YOUR GOAL:
Repeat all of the material below exactly as written, images excluded.

══ INFORMATION GIVEN

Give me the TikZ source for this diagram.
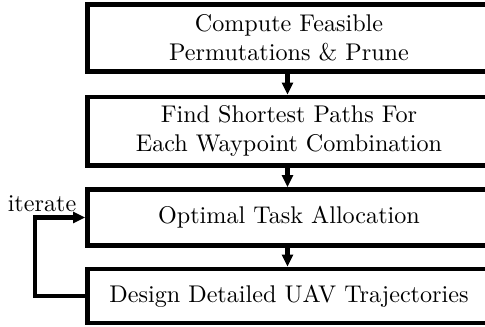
\documentclass[tikz,border=0pt]{standalone}
\usetikzlibrary{arrows.meta}
\begin{document}
\begin{tikzpicture}[x=0.41408pt, y=-0.41408pt,
  stepbox/.style={draw, line width=1.85pt, rectangle, align=center, minimum width=403*0.41408pt, inner sep=0pt},
  flow/.style={line width=1.85pt, -{Triangle[length=5pt,width=4.4pt]}}]
\useasboundingbox (0,0) rectangle (485,326);
\node[stepbox, minimum height=67*0.41408pt] (a) at (289,38) {Compute Feasible\\Permutations \& Prune};
\node[stepbox, minimum height=68.5*0.41408pt] (b) at (289,131.25) {Find Shortest Paths For\\Each Waypoint Combination};
\node[stepbox, minimum height=56*0.41408pt] (c) at (289,217.5) {Optimal Task Allocation};
\node[stepbox, minimum height=54*0.41408pt] (d) at (289,296) {Design Detailed UAV Trajectories};
\coordinate (ax) at (287.5,0);
\draw[flow] (a.south -| ax) -- (b.north -| ax);
\draw[flow] (b.south -| ax) -- (c.north -| ax);
\draw[flow] (c.south -| ax) -- (d.north -| ax);
\coordinate (lp) at (35,296);
\draw[flow] (d.west) -- (lp) |- (c.west);
\node (it) at (42,204) {iterate};
\end{tikzpicture}
\end{document}
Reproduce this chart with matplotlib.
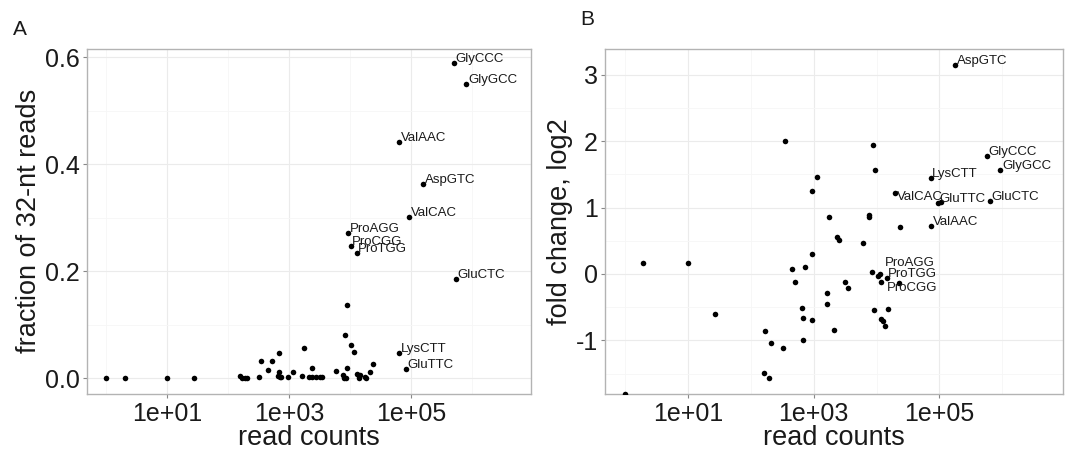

════

SOLVED EXERCISE:
Give me the TikZ source for this diagram.
\documentclass[tikz,border=0pt]{standalone}
\usetikzlibrary{arrows.meta}
\begin{document}
\begin{tikzpicture}[x=0.41408pt, y=-0.41408pt,
  stepbox/.style={draw, line width=1.85pt, rectangle, align=center, minimum width=403*0.41408pt, inner sep=0pt},
  flow/.style={line width=1.85pt, -{Triangle[length=5pt,width=4.4pt]}}]
\useasboundingbox (0,0) rectangle (485,326);
\node[stepbox, minimum height=67*0.41408pt] (a) at (289,38) {Compute Feasible\\Permutations \& Prune};
\node[stepbox, minimum height=68.5*0.41408pt] (b) at (289,131.25) {Find Shortest Paths For\\Each Waypoint Combination};
\node[stepbox, minimum height=56*0.41408pt] (c) at (289,217.5) {Optimal Task Allocation};
\node[stepbox, minimum height=54*0.41408pt] (d) at (289,296) {Design Detailed UAV Trajectories};
\coordinate (ax) at (287.5,0);
\draw[flow] (a.south -| ax) -- (b.north -| ax);
\draw[flow] (b.south -| ax) -- (c.north -| ax);
\draw[flow] (c.south -| ax) -- (d.north -| ax);
\coordinate (lp) at (35,296);
\draw[flow] (d.west) -- (lp) |- (c.west);
\node (it) at (42,204) {iterate};
\end{tikzpicture}
\end{document}
Reproduce this chart with matplotlib.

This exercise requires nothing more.